Zimbabwe murder. What impact on the nation's future?
Salisbury, Zimbabwe — Arrest of one of the most powerful members of Prime Minister Robert mugabe's ruling ZANU-PF party on a charge of murdering a white farmer could have far-reaching effects on the future stability of this country.
Edgar Tekere, secretary-general of the Zimbabwe African National Union-Patriotic Front party and also minister of manpower planning and development, was arrested Aug. 6 and charged with murder. He is ranked No. 3 in the party hierarchy after Prime Minister Mugabe and Foreign Affairs Minister and Deputy Prime minister Simon Mzenda.
Mr. Tekere, who is nearly 10 years younger than the prime minister, has been widely tipped as the logical successor to Mr. Mugabe should the radical wing of the party that he leads come out on top in the debate within the party's central committee. That debate is between supporters of Marxist radicalism on the one hand and Mr. Mugabe's very special brand of pragmatic moderation on the other.

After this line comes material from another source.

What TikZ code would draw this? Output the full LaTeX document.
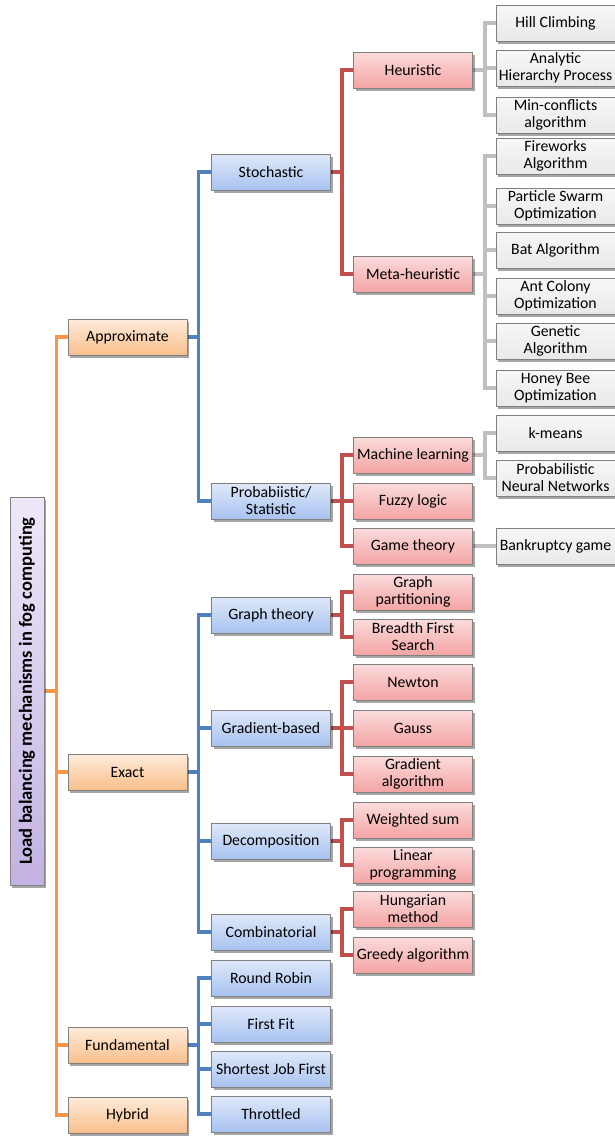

As seen here, two very different scenarios could evolve as a result of the Tekere affair. One holds that the minister's involvement in the murder of the white man is likely to spell the end of Mr. Takere's political career. According to this version, Mr. Mugabe is well rid of the extremist views represented by Mr. Tekere.
For example, not only has Mr. Mugabe been forced to criticize Mr. Tekere in front of the powerful central committee of the party for his antiwhite statements, for his attacks on the Anglican bishop of Mashonaland, and for his outburst againt the junior member of the governing coalition -- Patriotic Front leader Joshua Nkomo -- but within the government Mr. Tekere is said to have been a constant thorn in the premier's side.
The manpower minister's name is linked with the views being expressed by some party sources that Mr. Mugabe is too soft on the whites, too soft on multinational business and capitalism, and, above all, too willing to accommodate and cooperate with Mr. Nkomo.
According to this scenario then, the potential sidelining of Mr. Tekere -- depending, of course, on the court case itself -- could be a blessing in disguise.
At present, however, this view is not widely held. One reason is that the alleged implication of a Cabinet minister -- and a high-ranking one -- in a murder has done damage to white morale and, indeed, the morale of anyone who does not support the ruling party, such as the Nkomo followers. It also has harmed international investment sentiment.
After all, it is only a fortnight since the radical finance minister, Sen. Enos Nkala, produced a very pragmatic and mild budget designed to retain white skills in the country, to reassure investors both local and foreign, and to demonstrate his "fiscal conservatism" to the community at large.
Many in the white community and in business believe that even if the incident brings mr. Tekere's political career to an end, the incident has done a gret deal of damage to the country's image internationally.
Much, of couse, now hinges on how the case against Mr. Tekere evolves. Political observers here point out that already some are arguing that the case is a put-up job. Mr. Tekere was pursued and arrested by white police -- under the ultimate control of his political enemy, Joshua Nkomo.
This scenario assumes that far from being sidelined by the whole affair, Mr. Tekere could emerge as a hero instead. Certainly, he is a very popular figure with the party at grass-roots level and, furthermore, with the 22,000 or so Zimbabwe African National Liberation Army guerrillas in the assembly points around the country.
If he were acquitted, then the "put-up job" school would find considerable support for the argument that it was all a plot by an alliance of whites, Nkomo supporters, and party moderates to discredit the man who has defended "the revolution" time and again.
Possibly the worst outcome of all would be for government or the politicians to intervene in the judicial process. This step seems remote since, if he had wished to interfere, Mr. Mugabe probably would have done so by now.